### STATED EXERCISE
Every line of the material is to be quoted verbatim, minus the pictures.

### SUPPLIED INFORMATION
· · · ·
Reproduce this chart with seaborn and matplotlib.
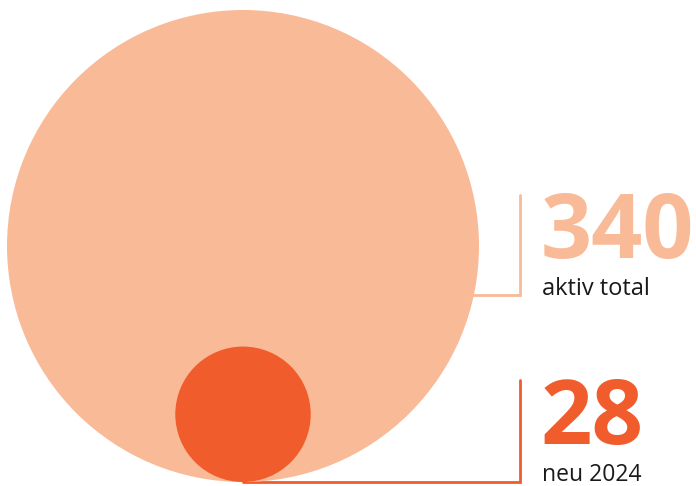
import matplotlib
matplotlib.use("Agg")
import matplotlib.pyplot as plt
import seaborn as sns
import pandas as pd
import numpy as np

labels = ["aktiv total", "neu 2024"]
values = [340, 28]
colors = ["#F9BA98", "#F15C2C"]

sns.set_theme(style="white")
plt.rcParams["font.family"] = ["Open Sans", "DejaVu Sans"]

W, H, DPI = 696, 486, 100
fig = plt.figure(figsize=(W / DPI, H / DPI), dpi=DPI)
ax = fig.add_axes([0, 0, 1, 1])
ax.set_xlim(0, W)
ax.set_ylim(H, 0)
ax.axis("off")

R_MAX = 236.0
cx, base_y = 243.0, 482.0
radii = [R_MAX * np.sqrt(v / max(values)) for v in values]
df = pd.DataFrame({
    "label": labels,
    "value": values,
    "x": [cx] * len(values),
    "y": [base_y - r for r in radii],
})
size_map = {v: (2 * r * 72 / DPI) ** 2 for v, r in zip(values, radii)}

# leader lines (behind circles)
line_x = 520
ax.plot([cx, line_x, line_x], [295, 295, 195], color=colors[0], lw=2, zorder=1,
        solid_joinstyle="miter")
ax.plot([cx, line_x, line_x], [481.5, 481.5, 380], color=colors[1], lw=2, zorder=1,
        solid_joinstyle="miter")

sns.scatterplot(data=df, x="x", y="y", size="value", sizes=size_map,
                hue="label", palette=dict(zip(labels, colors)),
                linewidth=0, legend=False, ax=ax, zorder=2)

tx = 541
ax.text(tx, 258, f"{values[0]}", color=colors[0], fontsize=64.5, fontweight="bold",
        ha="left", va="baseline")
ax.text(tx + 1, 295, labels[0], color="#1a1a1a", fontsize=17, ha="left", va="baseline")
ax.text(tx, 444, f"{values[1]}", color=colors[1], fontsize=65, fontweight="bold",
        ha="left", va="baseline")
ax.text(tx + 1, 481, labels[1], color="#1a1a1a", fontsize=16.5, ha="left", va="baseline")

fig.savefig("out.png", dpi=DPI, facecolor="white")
· · · ·
### TASK ANSWER
Reproduce this chart with seaborn and matplotlib.
import matplotlib
matplotlib.use("Agg")
import matplotlib.pyplot as plt
import seaborn as sns
import pandas as pd
import numpy as np

labels = ["aktiv total", "neu 2024"]
values = [340, 28]
colors = ["#F9BA98", "#F15C2C"]

sns.set_theme(style="white")
plt.rcParams["font.family"] = ["Open Sans", "DejaVu Sans"]

W, H, DPI = 696, 486, 100
fig = plt.figure(figsize=(W / DPI, H / DPI), dpi=DPI)
ax = fig.add_axes([0, 0, 1, 1])
ax.set_xlim(0, W)
ax.set_ylim(H, 0)
ax.axis("off")

R_MAX = 236.0
cx, base_y = 243.0, 482.0
radii = [R_MAX * np.sqrt(v / max(values)) for v in values]
df = pd.DataFrame({
    "label": labels,
    "value": values,
    "x": [cx] * len(values),
    "y": [base_y - r for r in radii],
})
size_map = {v: (2 * r * 72 / DPI) ** 2 for v, r in zip(values, radii)}

# leader lines (behind circles)
line_x = 520
ax.plot([cx, line_x, line_x], [295, 295, 195], color=colors[0], lw=2, zorder=1,
        solid_joinstyle="miter")
ax.plot([cx, line_x, line_x], [481.5, 481.5, 380], color=colors[1], lw=2, zorder=1,
        solid_joinstyle="miter")

sns.scatterplot(data=df, x="x", y="y", size="value", sizes=size_map,
                hue="label", palette=dict(zip(labels, colors)),
                linewidth=0, legend=False, ax=ax, zorder=2)

tx = 541
ax.text(tx, 258, f"{values[0]}", color=colors[0], fontsize=64.5, fontweight="bold",
        ha="left", va="baseline")
ax.text(tx + 1, 295, labels[0], color="#1a1a1a", fontsize=17, ha="left", va="baseline")
ax.text(tx, 444, f"{values[1]}", color=colors[1], fontsize=65, fontweight="bold",
        ha="left", va="baseline")
ax.text(tx + 1, 481, labels[1], color="#1a1a1a", fontsize=16.5, ha="left", va="baseline")

fig.savefig("out.png", dpi=DPI, facecolor="white")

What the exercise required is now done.